--- Begin ---

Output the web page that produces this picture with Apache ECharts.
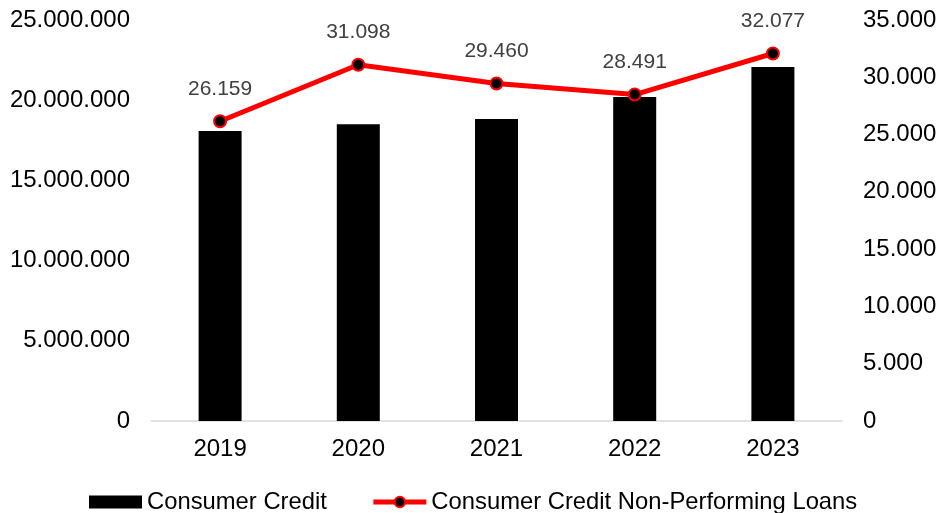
<!DOCTYPE html>
<html>
<head>
<meta charset="utf-8">
<script src="https://cdn.jsdelivr.net/npm/echarts@6/dist/echarts.min.js"></script>
<style>
  html, body { margin: 0; padding: 0; background: #fff; }
  #chart { width: 940px; height: 513px; }
</style>
</head>
<body>
<div id="chart"></div>
<script>
const years = ["2019", "2020", "2021", "2022", "2023"];
const consumerCredit = [18080000, 18500000, 18830000, 20200000, 22070000];
const nonPerforming = [26159, 31098, 29460, 28491, 32077];

const fmt = (v) => String(v).replace(/\B(?=(\d{3})+(?!\d))/g, ".");
const font = "Arial, 'Liberation Sans', sans-serif";

const chart = echarts.init(document.getElementById("chart"));
chart.setOption({
  animation: false,
  textStyle: { fontFamily: font },
  grid: { left: 151, right: 98, top: 20, bottom: 92 },
  legend: {
    bottom: -6,
    left: 84,
    itemWidth: 53,
    itemHeight: 13,
    itemGap: 44,
    textStyle: { fontSize: 23.8, color: "#000", fontFamily: font },
    data: [
      { name: "Consumer Credit", icon: "rect" },
      { name: "Consumer Credit Non-Performing Loans", lineStyle: { width: 5 } },
    ],
  },
  xAxis: {
    type: "category",
    data: years,
    axisLine: { lineStyle: { color: "#d9d9d9", width: 1.5 } },
    axisTick: { show: false },
    axisLabel: { fontSize: 24, color: "#000", margin: 16 },
  },
  yAxis: [
    {
      type: "value",
      min: 0,
      max: 25000000,
      interval: 5000000,
      splitLine: { show: false },
      axisLabel: { fontSize: 24, color: "#000", margin: 21, formatter: fmt },
    },
    {
      type: "value",
      min: 0,
      max: 35000,
      interval: 5000,
      splitLine: { show: false },
      axisLabel: { fontSize: 24, color: "#000", margin: 21, formatter: fmt },
    },
  ],
  series: [
    {
      name: "Consumer Credit",
      type: "bar",
      data: consumerCredit,
      barWidth: 43,
      itemStyle: { color: "#000" },
    },
    {
      name: "Consumer Credit Non-Performing Loans",
      type: "line",
      yAxisIndex: 1,
      data: nonPerforming,
      symbol: "circle",
      symbolSize: 12,
      lineStyle: { color: "#ff0000", width: 5 },
      itemStyle: { color: "#000", borderColor: "#ff0000", borderWidth: 2 },
      label: {
        show: true,
        position: "top",
        distance: 15,
        fontSize: 21,
        color: "#404040",
        formatter: (p) => fmt(p.value),
      },
    },
  ],
});
</script>
</body>
</html>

--- End ---

Copy nothing but the lines from the first one in the listing through the line with "const nonPerforming = [26159, 31098, 29460, 28491, 32077];", and omit the pictures.

Output the web page that produces this picture with Apache ECharts.
<!DOCTYPE html>
<html>
<head>
<meta charset="utf-8">
<script src="https://cdn.jsdelivr.net/npm/echarts@6/dist/echarts.min.js"></script>
<style>
  html, body { margin: 0; padding: 0; background: #fff; }
  #chart { width: 940px; height: 513px; }
</style>
</head>
<body>
<div id="chart"></div>
<script>
const years = ["2019", "2020", "2021", "2022", "2023"];
const consumerCredit = [18080000, 18500000, 18830000, 20200000, 22070000];
const nonPerforming = [26159, 31098, 29460, 28491, 32077];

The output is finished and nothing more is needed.